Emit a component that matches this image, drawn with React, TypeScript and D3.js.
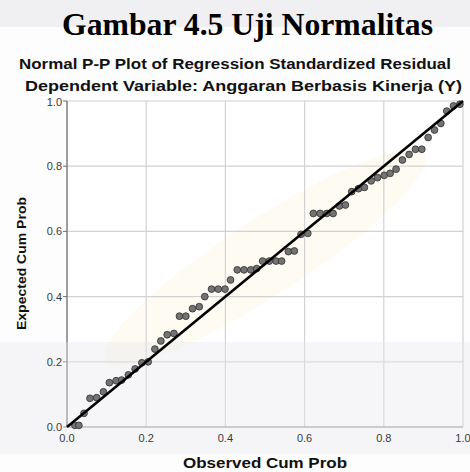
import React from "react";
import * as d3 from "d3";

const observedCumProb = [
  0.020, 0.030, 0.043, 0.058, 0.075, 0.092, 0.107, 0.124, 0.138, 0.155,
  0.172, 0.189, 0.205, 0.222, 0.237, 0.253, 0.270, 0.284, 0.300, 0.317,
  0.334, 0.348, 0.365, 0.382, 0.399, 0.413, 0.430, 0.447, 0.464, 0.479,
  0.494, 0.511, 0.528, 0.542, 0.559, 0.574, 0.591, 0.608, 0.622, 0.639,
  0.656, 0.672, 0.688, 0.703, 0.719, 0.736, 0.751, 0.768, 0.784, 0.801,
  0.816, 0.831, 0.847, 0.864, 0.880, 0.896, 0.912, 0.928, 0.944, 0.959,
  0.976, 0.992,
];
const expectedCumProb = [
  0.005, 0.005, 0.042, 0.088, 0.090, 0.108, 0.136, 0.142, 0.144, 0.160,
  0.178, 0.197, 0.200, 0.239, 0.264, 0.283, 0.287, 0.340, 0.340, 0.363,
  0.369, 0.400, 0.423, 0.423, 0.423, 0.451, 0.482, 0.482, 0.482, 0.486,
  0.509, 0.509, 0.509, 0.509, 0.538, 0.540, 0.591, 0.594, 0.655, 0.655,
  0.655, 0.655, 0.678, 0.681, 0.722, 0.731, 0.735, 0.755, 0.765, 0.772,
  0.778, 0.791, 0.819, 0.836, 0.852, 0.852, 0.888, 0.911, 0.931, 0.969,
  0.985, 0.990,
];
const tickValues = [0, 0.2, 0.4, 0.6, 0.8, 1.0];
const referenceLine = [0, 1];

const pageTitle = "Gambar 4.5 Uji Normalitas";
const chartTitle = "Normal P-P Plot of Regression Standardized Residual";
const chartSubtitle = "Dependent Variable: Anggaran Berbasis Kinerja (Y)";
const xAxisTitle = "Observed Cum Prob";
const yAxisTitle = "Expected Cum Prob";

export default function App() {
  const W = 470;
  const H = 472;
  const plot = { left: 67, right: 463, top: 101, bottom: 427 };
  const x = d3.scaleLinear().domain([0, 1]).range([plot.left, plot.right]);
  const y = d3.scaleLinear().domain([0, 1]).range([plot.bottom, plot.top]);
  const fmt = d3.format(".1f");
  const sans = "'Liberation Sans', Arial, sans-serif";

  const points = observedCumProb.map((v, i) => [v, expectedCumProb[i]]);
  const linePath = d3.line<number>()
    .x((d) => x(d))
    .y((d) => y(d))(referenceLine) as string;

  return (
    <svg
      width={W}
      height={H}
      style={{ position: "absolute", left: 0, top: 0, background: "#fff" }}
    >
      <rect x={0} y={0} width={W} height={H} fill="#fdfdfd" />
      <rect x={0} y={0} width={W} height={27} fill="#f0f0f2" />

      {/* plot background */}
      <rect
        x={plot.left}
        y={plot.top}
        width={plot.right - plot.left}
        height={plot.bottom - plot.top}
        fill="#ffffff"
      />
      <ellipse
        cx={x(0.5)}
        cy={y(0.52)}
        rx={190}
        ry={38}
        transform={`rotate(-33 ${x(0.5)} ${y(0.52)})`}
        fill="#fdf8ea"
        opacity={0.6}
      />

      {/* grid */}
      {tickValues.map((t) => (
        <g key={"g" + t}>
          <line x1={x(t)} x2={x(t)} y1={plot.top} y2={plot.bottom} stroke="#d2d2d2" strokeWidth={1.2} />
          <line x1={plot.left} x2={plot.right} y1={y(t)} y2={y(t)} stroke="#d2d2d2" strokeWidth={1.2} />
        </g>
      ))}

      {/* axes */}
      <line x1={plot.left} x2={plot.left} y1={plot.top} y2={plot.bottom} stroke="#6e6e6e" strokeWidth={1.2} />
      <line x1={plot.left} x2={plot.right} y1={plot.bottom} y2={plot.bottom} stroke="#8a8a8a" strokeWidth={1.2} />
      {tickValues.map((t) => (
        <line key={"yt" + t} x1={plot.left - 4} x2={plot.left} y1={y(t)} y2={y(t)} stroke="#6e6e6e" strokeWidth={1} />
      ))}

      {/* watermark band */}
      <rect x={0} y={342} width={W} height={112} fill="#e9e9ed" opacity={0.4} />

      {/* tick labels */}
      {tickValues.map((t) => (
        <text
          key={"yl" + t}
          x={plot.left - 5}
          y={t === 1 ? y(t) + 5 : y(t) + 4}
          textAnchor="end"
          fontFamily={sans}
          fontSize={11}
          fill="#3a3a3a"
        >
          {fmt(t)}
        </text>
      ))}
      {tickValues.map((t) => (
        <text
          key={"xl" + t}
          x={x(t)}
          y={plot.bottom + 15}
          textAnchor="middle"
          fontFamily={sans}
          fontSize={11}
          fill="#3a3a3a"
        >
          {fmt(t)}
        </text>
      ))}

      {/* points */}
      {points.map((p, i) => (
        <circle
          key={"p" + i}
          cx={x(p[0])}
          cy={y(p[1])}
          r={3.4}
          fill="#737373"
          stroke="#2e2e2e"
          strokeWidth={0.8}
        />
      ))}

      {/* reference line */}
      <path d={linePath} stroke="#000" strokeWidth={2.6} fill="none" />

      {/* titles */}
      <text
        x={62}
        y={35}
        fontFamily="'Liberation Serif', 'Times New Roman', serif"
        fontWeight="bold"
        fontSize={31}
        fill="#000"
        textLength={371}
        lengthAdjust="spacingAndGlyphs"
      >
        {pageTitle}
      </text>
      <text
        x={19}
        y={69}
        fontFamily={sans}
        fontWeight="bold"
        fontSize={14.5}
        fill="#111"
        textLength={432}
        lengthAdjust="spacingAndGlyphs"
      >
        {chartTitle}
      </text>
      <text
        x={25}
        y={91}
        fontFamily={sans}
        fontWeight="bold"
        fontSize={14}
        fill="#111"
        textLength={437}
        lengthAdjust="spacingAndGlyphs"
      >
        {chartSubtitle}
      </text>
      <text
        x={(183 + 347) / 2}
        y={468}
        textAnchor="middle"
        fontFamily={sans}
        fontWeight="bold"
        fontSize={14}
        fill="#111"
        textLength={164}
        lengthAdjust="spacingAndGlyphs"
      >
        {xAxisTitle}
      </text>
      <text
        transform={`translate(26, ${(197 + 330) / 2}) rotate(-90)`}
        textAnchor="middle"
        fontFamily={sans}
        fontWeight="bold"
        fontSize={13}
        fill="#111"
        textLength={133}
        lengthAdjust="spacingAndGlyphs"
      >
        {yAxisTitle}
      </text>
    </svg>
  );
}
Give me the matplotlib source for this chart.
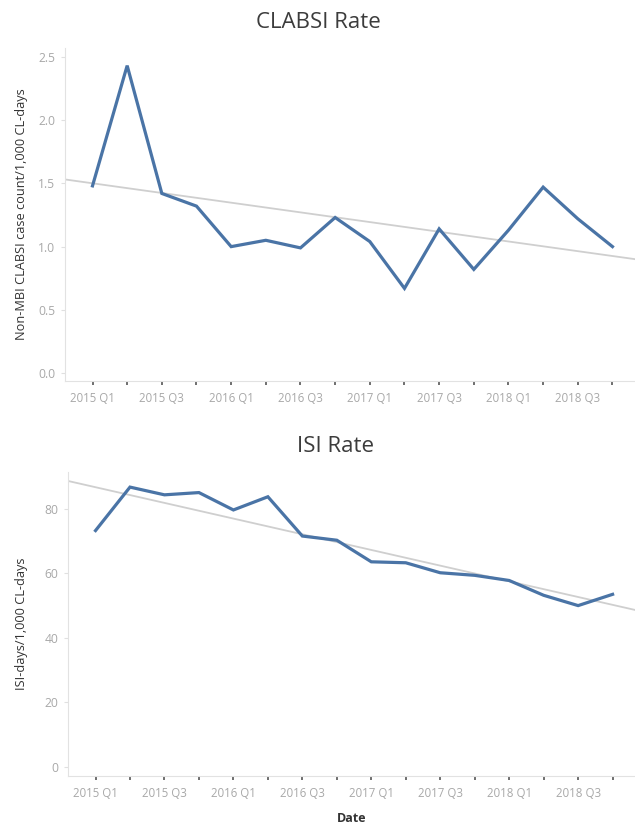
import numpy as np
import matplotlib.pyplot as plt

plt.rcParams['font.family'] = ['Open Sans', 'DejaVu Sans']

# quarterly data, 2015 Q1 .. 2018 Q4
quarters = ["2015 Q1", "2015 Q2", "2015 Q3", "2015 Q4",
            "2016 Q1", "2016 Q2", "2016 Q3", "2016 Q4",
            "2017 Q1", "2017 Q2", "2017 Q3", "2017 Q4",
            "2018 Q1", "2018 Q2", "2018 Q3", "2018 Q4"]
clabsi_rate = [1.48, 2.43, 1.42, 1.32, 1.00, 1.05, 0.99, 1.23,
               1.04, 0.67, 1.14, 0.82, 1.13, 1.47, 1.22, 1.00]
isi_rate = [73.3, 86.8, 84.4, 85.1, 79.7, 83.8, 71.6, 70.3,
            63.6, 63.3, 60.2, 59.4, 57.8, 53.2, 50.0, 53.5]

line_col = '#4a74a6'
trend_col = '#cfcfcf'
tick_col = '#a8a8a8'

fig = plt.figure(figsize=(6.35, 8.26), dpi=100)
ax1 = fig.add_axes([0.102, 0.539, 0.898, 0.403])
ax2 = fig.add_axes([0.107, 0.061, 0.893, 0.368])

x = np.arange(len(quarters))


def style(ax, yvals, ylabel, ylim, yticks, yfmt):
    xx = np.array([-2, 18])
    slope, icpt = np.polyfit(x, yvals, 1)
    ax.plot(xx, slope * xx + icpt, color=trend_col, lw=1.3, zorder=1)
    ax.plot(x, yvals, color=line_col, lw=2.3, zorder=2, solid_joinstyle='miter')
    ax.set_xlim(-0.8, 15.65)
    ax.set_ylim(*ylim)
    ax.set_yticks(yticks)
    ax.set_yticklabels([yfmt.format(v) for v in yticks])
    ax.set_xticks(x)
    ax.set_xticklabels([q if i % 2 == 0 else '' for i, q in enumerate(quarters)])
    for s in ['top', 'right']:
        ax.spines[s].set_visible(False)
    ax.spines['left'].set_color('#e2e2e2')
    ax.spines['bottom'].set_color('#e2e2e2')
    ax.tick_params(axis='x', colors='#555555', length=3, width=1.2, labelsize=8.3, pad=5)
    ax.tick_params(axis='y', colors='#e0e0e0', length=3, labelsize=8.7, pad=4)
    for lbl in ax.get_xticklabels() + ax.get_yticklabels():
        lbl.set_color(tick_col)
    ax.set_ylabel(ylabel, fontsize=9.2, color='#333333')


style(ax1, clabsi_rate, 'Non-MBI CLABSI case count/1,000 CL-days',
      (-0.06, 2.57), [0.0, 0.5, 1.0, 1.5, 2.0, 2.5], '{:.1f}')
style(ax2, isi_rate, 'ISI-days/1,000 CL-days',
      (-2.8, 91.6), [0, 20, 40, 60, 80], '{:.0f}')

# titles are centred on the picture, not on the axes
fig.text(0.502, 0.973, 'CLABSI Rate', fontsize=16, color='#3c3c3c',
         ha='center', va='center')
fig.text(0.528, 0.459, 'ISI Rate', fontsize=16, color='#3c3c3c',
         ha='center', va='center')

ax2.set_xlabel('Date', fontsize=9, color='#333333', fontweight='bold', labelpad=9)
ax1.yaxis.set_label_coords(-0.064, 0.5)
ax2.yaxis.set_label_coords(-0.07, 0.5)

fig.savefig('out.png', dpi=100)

*****

Task to carry out: Filter the data, keeping only the lines that contain "matplotlib".

In response:
Give me the matplotlib source for this chart.
import matplotlib.pyplot as plt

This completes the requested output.